Wafat 'ulama itu tercabutnya satu tonggak ilmu; tertutupnya pintu fiqh; tercerainya simpul ajaran; terputusnya teladan
akhlaq. Ia duka semesta (Salim A Fillaah)
sumber gambar: google |
Andaikan di suatu malam yang sepi
dan dingin. Kita mengendarai kendaraan kita melewati jalan yang lengang.
Berhentilah kita perempatan jalan karena lampu warna merah, garang menyala,
memerintahkan kita untuk urung melintas, karena bisa jadi ada kendaraan yang
lewat di depan. Lampu merah tersebut mencegah tabrakan, namun di malam sunyi
itu, siapa pula yang bisa ditabrak, karena ternyata di arah yang melintang,
sepi menantang. Menantang pengemudi untuk menerobos lampu merah. Kita pun
bimbang, mau jalan atau tidak, mau jalan atau tidak. Kita merasa mau dan juga
takut menerobos lampur merah yang berwibawa itu. Namun tiba-tiba dari kejauhan
di belakang, ada suara motor berderu denga kecepatan tak ditahan, menerobos
lampu merah dengan kencang, membiarkan kita yang mematung menunggu lampu merah
menjadi hijau. Bagaimana perasaan kita?
Karena si motor itu tadi, tergelitiklah hati kita untuk ikut menerobos lampu
merah, dan akhirnya mungkin kita menerobos bila hati kita tak kuat betul.

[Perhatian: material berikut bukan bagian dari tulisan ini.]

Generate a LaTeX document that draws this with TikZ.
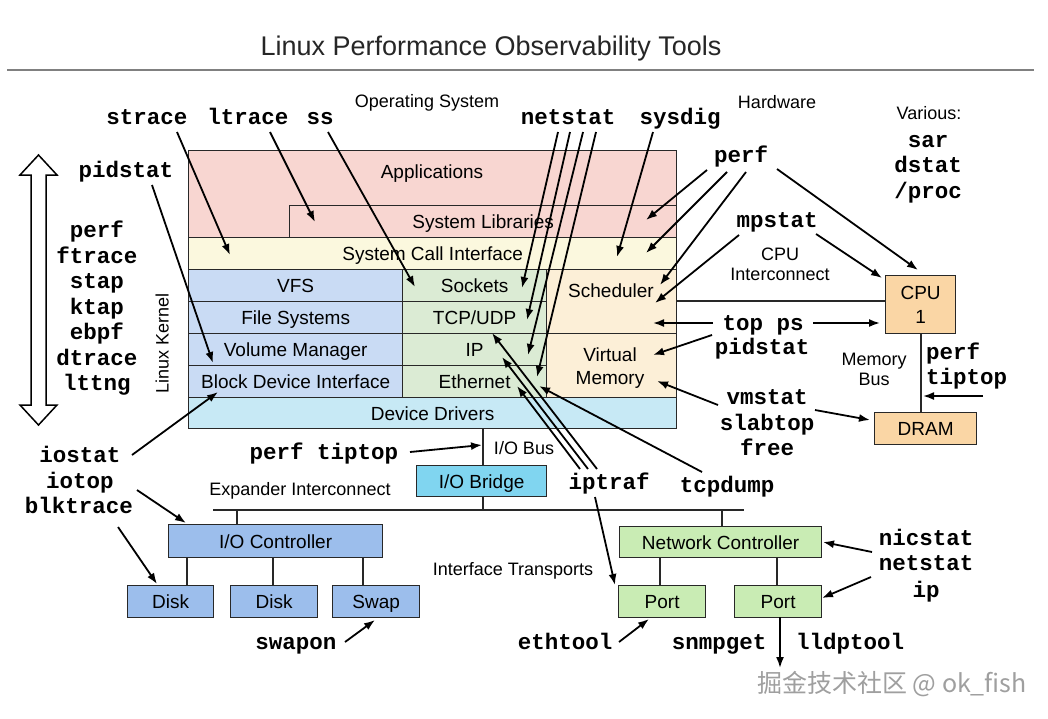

Kasus tersebut adalah efek
memberi izin. Penelitian perihal ini dilakukan oleh David Philips, seorang
sosiolog di University of California di San Diego. Saat orang lain melakukan
suatu hal, sang pemirsa akan sedikit termotivasi untuk melakukan hal yang sama.

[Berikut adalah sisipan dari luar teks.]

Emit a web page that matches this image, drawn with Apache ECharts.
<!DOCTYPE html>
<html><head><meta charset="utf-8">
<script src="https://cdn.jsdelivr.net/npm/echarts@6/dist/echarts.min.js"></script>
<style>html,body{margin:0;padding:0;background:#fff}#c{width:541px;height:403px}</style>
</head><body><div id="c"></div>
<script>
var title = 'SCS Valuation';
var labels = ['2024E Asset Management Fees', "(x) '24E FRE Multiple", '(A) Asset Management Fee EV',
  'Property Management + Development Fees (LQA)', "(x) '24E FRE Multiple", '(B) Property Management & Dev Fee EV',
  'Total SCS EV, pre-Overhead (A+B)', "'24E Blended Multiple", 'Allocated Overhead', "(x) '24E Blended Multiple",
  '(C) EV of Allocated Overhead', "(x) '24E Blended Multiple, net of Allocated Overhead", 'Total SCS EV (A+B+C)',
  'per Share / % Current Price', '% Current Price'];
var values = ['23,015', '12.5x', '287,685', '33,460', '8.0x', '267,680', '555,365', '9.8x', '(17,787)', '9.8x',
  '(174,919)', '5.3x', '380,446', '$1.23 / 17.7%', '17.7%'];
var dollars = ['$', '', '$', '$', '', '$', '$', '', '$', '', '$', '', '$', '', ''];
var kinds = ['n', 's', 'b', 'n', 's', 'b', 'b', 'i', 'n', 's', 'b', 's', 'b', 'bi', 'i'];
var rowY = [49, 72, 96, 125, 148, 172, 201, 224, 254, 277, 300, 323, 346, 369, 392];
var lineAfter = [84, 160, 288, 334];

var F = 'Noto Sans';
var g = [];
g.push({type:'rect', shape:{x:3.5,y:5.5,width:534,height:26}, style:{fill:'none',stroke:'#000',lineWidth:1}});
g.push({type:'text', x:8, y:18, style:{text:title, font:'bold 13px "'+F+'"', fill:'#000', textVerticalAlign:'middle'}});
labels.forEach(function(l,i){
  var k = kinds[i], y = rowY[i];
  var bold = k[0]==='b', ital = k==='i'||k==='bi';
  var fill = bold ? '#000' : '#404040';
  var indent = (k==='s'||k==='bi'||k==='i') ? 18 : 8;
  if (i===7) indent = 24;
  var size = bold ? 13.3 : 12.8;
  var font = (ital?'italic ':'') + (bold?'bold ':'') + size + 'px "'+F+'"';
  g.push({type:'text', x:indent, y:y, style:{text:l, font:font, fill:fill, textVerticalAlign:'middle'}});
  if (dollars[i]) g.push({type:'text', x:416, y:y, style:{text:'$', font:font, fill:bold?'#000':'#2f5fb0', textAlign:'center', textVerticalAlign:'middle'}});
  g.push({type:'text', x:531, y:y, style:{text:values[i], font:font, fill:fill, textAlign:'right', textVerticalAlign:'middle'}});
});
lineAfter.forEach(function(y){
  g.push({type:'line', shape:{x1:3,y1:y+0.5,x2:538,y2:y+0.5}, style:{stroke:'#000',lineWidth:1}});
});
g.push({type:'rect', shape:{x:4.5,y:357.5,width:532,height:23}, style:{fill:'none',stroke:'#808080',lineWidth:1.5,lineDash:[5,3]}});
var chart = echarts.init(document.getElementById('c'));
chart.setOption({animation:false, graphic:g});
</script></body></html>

Kebimbangan orang akan hilang, karena dia melihat perilaku tersebut sebagai
suatu pemberian izin bahwa kita pun boleh melakukannya.
Malcolm Gladwell dalam bukunya “Tipping
Point”, menceritakan tentang sebuah Negara Kepulauan, Makronesia. Jumlah bunuh
diri di daerah tersebut tidak pernah tinggi sejak 1950. Namun terjadi lonjakan
di tahun 1980 an yaitu 160 bunuh diri per 100.000 penduduk, padahal di Amerika
Serikat saja tingkat bunuh diri hanya 22 per 100.000 penduduk. Ada apa
gerangan? David Phillips mengemukakan sebuah penelitian bahwa ternyata
peningkatan kasus bunuh diri tersebut dipengaruhi oleh pemberitaan bunuh diri yang
ada di media. Bila pemberitaan bersifat nasional, maka angka bunuh diri pun
meningkat secara nasional. Sebagaimana kenaikan angka bunuh diri nasional naik
12% setelah berita meninggalnya Marilyn Monroe tampil di media.
Apa yang kita lihat, baca, simak,
dan ikuti menjadi semacam persuasi agar kita melakukan hal yang sama. Maka
wajar kiranya bila KPI menerima banyak protes dari pemirsa atas
tayangan-tayangan yang menampilkan perilaku tak sesuai di TV.
Menyambut peringatan Hari Sumpah
Pemuda yang berlangsung pekan ini, perlu kiranya kita bertanya, siapakah yang menjadi
panutan dan idola bagi pemuda pemudi Indonesia. Panutan tersebut “memberi izin”
dan motivasi kepada pemuda baik melakukan kebaikan maupun kerusakan. Paling
mudah tentu adalah pemimpinnya. Bila di Negara sistem kerajaan, raja ratu
pangeran putri adalah sosok teladan yang menjadi standar perilaku bagi
rakyatnya. Maka di Negara republik Indonesia, Presiden, Wakil Presiden dan
jajaran menteri menjadi isnpirasi dan teladan bagi rakyatnya.
Bagaimanapun perilaku anggota Kabinet
Kerja, akan dilihat rakyat, dan menjadi inspirasi bagi mereka. Perbuatan dari Presiden pun perilaku menteri akan
menjadi semacam “pemberian izin” bahwa rakyat boleh melakukan perbuatan yang
sama.
Menasehati dengan kata, bak
muadzin yang merdu suaranya. Menasehati dengan teladan mulia, kan jadi Imam
dalam segala. (Imam Asy Syafi’)
Mari kita berdoa agar bangsa ini
dianugerahi pemimpin-pemimpin yang baik dan berusaha kian baik ke depannya. Karena
manusia masa kini bisa benar dan bisa pula salah, mari kita nasehati diri kita
dan pemuda pemudia Indonesia bahwa teladanilah sosok terbaik sepanjang zaman,
Rasulullaah SAW beserta para sahabatnya.